━━━━━ RECORDED DATA

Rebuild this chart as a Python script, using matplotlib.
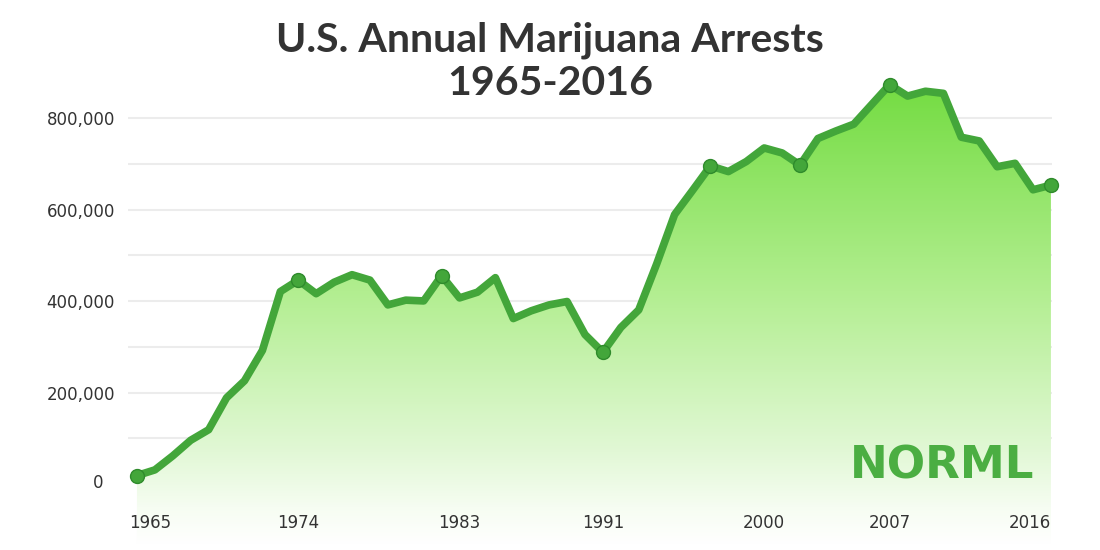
import matplotlib
matplotlib.use('Agg')
import matplotlib.pyplot as plt
import numpy as np
from matplotlib.colors import LinearSegmentedColormap
from matplotlib.patches import Polygon
from matplotlib.ticker import FuncFormatter
import matplotlib.transforms as mtransforms

# U.S. marijuana arrests per year (FBI UCR, as charted by NORML)
years = list(range(1965, 2017))
arrests = [18815, 31119, 61843, 95870, 118903, 188682, 225828, 292179, 420700, 445600,
           416100, 441100, 457600, 445800, 391600, 401982, 400300, 455600, 406900, 419400,
           451138, 361800, 378709, 391600, 399000, 326850, 287850, 342314, 380689, 481098,
           588963, 641642, 695201, 682885, 704812, 734497, 723627, 697082, 755186, 771605,
           786545, 829625, 872720, 847863, 858408, 853838, 757969, 749825, 693482, 700993,
           643121, 653249]
marker_years = [1965, 1974, 1982, 1991, 1997, 2002, 2007, 2016]
xtick_years = [1965, 1974, 1983, 1991, 2000, 2007, 2016]
ytick_values = [0, 200000, 400000, 600000, 800000]
grid_values = [100000, 200000, 300000, 400000, 500000, 600000, 700000, 800000]

title = 'U.S. Annual Marijuana Arrests\n1965-2016'

line_color = '#43a63a'
text_color = '#333333'

fig = plt.figure(figsize=(11, 5.5), dpi=100)
ax = fig.add_axes([128 / 1100, 1 - 545 / 550, (1052 - 128) / 1100, (545 - 80) / 550])

ymin, ymax = -133000, 883000
xmin, xmax = 1964.5, 2016.06
ax.set_xlim(xmin, xmax)
ax.set_ylim(ymin, ymax)

for g in grid_values:
    ax.axhline(g, color='#ececec', lw=1.5, zorder=0.5)

# gradient fill under the line, fading to white at the bottom
cmap = LinearSegmentedColormap.from_list(
    'grn', [(0, '#ffffff'), (0.08, '#f6fdf2'), (0.2, '#e2f8d6'), (0.55, '#b2ee90'), (1, '#74dc42')])
grad = np.linspace(0, 1, 256).reshape(-1, 1)
im = ax.imshow(grad, cmap=cmap, origin='lower', aspect='auto',
               extent=[xmin, xmax, ymin, max(arrests)], zorder=1)
verts = list(zip(years, arrests)) + [(years[-1], ymin), (years[0], ymin)]
poly = Polygon(verts, closed=True, facecolor='none', edgecolor='none')
ax.add_patch(poly)
im.set_clip_path(poly)

ax.plot(years, arrests, color=line_color, lw=5.5, solid_joinstyle='round',
        solid_capstyle='round', zorder=3, clip_on=False)
my = [arrests[years.index(y)] for y in marker_years]
ax.plot(marker_years, my, 'o', ms=10, mfc=line_color, mec='#2f8b2c', mew=1,
        zorder=4, clip_on=False)

for s in ax.spines.values():
    s.set_visible(False)

ax.set_yticks(ytick_values)
ax.yaxis.set_major_formatter(FuncFormatter(lambda v, p: f'{int(v):,}'))
ax.tick_params(axis='y', length=0, pad=9.5, labelsize=12, labelcolor=text_color)
ax.set_xticks(xtick_years)
ax.set_xticklabels([str(y) for y in xtick_years])
ax.tick_params(axis='x', length=0, pad=-22, labelsize=12, labelcolor=text_color)

yl = ax.get_yticklabels()
yl[0].set_transform(yl[0].get_transform() + mtransforms.ScaledTranslation(-11 / 100, 3 / 100, fig.dpi_scale_trans))

xl = ax.get_xticklabels()
xl[0].set_ha('left')
xl[0].set_transform(xl[0].get_transform() + mtransforms.ScaledTranslation(-8 / 100, 0, fig.dpi_scale_trans))
xl[-1].set_ha('right')

fig.text(0.5, 1 - 62 / 550, title, ha='center', va='center', fontsize=29.5,
         fontfamily=['Lato', 'Liberation Sans'], fontweight='bold', color=text_color, linespacing=1.2)

# NORML logo as text
fig.text(942 / 1100, 1 - 466 / 550, 'NORML', ha='center', va='center', fontsize=32.5,
         fontfamily='DejaVu Sans', fontweight='bold', color='#4bae42')

fig.savefig('out.png', dpi=100)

━━━━━━━━━━

## PROBLEM TO SOLVE
Every line of the material is to be quoted exactly, with no pictures carried over.

## RESPONSE
Rebuild this chart as a Python script, using matplotlib.
import matplotlib
matplotlib.use('Agg')
import matplotlib.pyplot as plt
import numpy as np
from matplotlib.colors import LinearSegmentedColormap
from matplotlib.patches import Polygon
from matplotlib.ticker import FuncFormatter
import matplotlib.transforms as mtransforms

# U.S. marijuana arrests per year (FBI UCR, as charted by NORML)
years = list(range(1965, 2017))
arrests = [18815, 31119, 61843, 95870, 118903, 188682, 225828, 292179, 420700, 445600,
           416100, 441100, 457600, 445800, 391600, 401982, 400300, 455600, 406900, 419400,
           451138, 361800, 378709, 391600, 399000, 326850, 287850, 342314, 380689, 481098,
           588963, 641642, 695201, 682885, 704812, 734497, 723627, 697082, 755186, 771605,
           786545, 829625, 872720, 847863, 858408, 853838, 757969, 749825, 693482, 700993,
           643121, 653249]
marker_years = [1965, 1974, 1982, 1991, 1997, 2002, 2007, 2016]
xtick_years = [1965, 1974, 1983, 1991, 2000, 2007, 2016]
ytick_values = [0, 200000, 400000, 600000, 800000]
grid_values = [100000, 200000, 300000, 400000, 500000, 600000, 700000, 800000]

title = 'U.S. Annual Marijuana Arrests\n1965-2016'

line_color = '#43a63a'
text_color = '#333333'

fig = plt.figure(figsize=(11, 5.5), dpi=100)
ax = fig.add_axes([128 / 1100, 1 - 545 / 550, (1052 - 128) / 1100, (545 - 80) / 550])

ymin, ymax = -133000, 883000
xmin, xmax = 1964.5, 2016.06
ax.set_xlim(xmin, xmax)
ax.set_ylim(ymin, ymax)

for g in grid_values:
    ax.axhline(g, color='#ececec', lw=1.5, zorder=0.5)

# gradient fill under the line, fading to white at the bottom
cmap = LinearSegmentedColormap.from_list(
    'grn', [(0, '#ffffff'), (0.08, '#f6fdf2'), (0.2, '#e2f8d6'), (0.55, '#b2ee90'), (1, '#74dc42')])
grad = np.linspace(0, 1, 256).reshape(-1, 1)
im = ax.imshow(grad, cmap=cmap, origin='lower', aspect='auto',
               extent=[xmin, xmax, ymin, max(arrests)], zorder=1)
verts = list(zip(years, arrests)) + [(years[-1], ymin), (years[0], ymin)]
poly = Polygon(verts, closed=True, facecolor='none', edgecolor='none')
ax.add_patch(poly)
im.set_clip_path(poly)

ax.plot(years, arrests, color=line_color, lw=5.5, solid_joinstyle='round',
        solid_capstyle='round', zorder=3, clip_on=False)
my = [arrests[years.index(y)] for y in marker_years]
ax.plot(marker_years, my, 'o', ms=10, mfc=line_color, mec='#2f8b2c', mew=1,
        zorder=4, clip_on=False)

for s in ax.spines.values():
    s.set_visible(False)

ax.set_yticks(ytick_values)
ax.yaxis.set_major_formatter(FuncFormatter(lambda v, p: f'{int(v):,}'))
ax.tick_params(axis='y', length=0, pad=9.5, labelsize=12, labelcolor=text_color)
ax.set_xticks(xtick_years)
ax.set_xticklabels([str(y) for y in xtick_years])
ax.tick_params(axis='x', length=0, pad=-22, labelsize=12, labelcolor=text_color)

yl = ax.get_yticklabels()
yl[0].set_transform(yl[0].get_transform() + mtransforms.ScaledTranslation(-11 / 100, 3 / 100, fig.dpi_scale_trans))

xl = ax.get_xticklabels()
xl[0].set_ha('left')
xl[0].set_transform(xl[0].get_transform() + mtransforms.ScaledTranslation(-8 / 100, 0, fig.dpi_scale_trans))
xl[-1].set_ha('right')

fig.text(0.5, 1 - 62 / 550, title, ha='center', va='center', fontsize=29.5,
         fontfamily=['Lato', 'Liberation Sans'], fontweight='bold', color=text_color, linespacing=1.2)

# NORML logo as text
fig.text(942 / 1100, 1 - 466 / 550, 'NORML', ha='center', va='center', fontsize=32.5,
         fontfamily='DejaVu Sans', fontweight='bold', color='#4bae42')

fig.savefig('out.png', dpi=100)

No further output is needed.